Game 7 of the 1969 NBA finals was at Los Angeles. With a heartpounding 7 minutes and 5 seconds to go and the Celtics out in front 101 to 89, Emmette Bryant was the fast moving point guard, guiding his team toward victory with 20 points against a potent Lakers team featuring Wilt Chamberlin, Elgin Baylor and Jerry West. This was a title fight and the Lakers wanted a parade, too.
Jerry West had his trigger finger stuck on automatic when he turned on the point faucet and mounted a furious come back with a triple double of 42 points, 13 rebounds and 12 assist. When the horn sounded, the Lakers came up short to the Celtics by a score of 108 to 106. The Celtics were World Champions, and walked off the court with a tickle me Elmo feeling.
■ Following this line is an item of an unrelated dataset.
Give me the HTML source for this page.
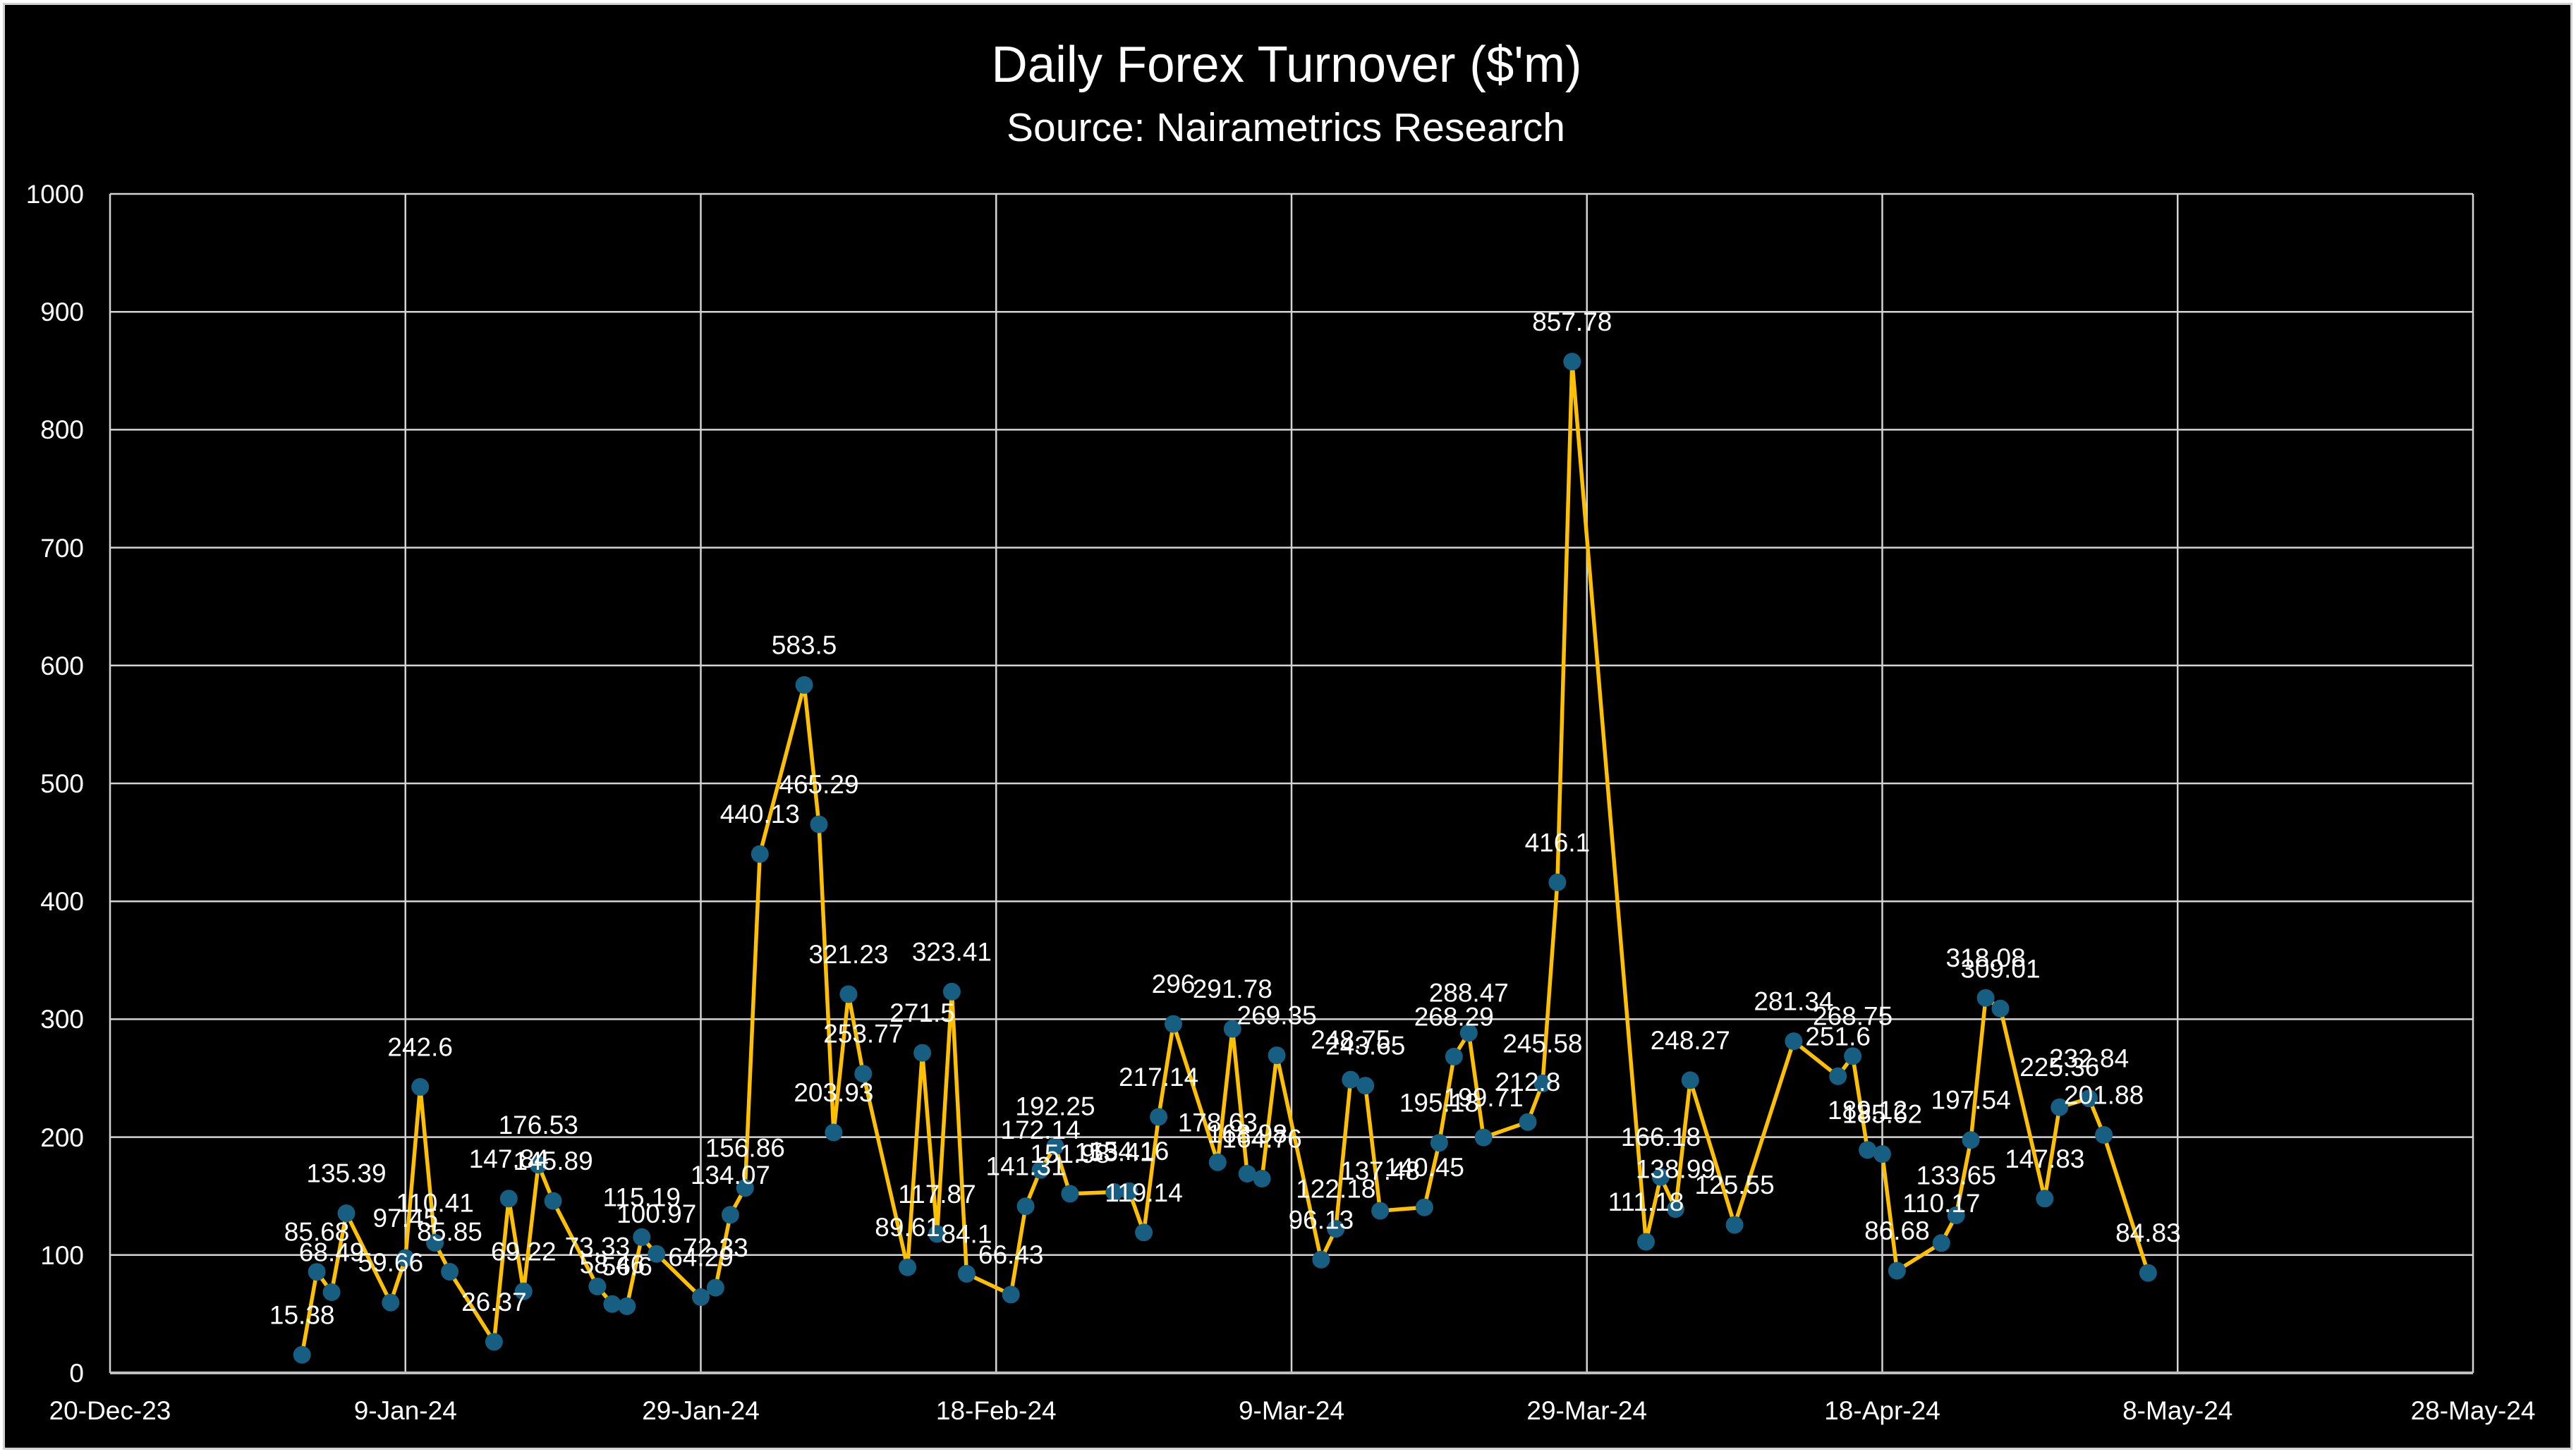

During the series, while at his hotel, Bryant received a telegram from a woman asking if he knew a Mr. Harper, who was a retired recreation teacher from Chicago. The telegram went on to say that Mr. Harper was now living in Los Angeles and a telephone number was left where he could be reached. It was signed by Mrs. Harper. Bryant called the number and reunited with the man that kept a watchful eye on him as a youth. Bryant asked Mr. Harper to attend each of the four games played in L.A. as his
guest. When Emmette Bryant was crowned World Champion, he and Mr. Harper both wept. “That was one of the happiest days of my life,” said Bryant, as we dined in a Chicago restaurant.
In 1970, Bryant moved on to the Buffalo Braves, and retired from the league in 1972. Immediately after his playing days, Bryant became an assistant coach; one year at Columbia University in New York and two years with the Seattle Supersonics. All along the way, Bryant would say, “I’m just a teacher that happened to play pro ball.” Bryant then went to work for the State of Washington for the next 30 years, starting out with the Department of Social and Health Services, in charge of recreation throughout the state for that department’s correctional institutions. He later became the Recreation Director at Mission Creek Youth Camp.
Today, the DePaul University Hall of Famer is living back in Chicago. He still plays basketball weekly and even won a championship last year in a league of extraordinary gents, age 70 and older.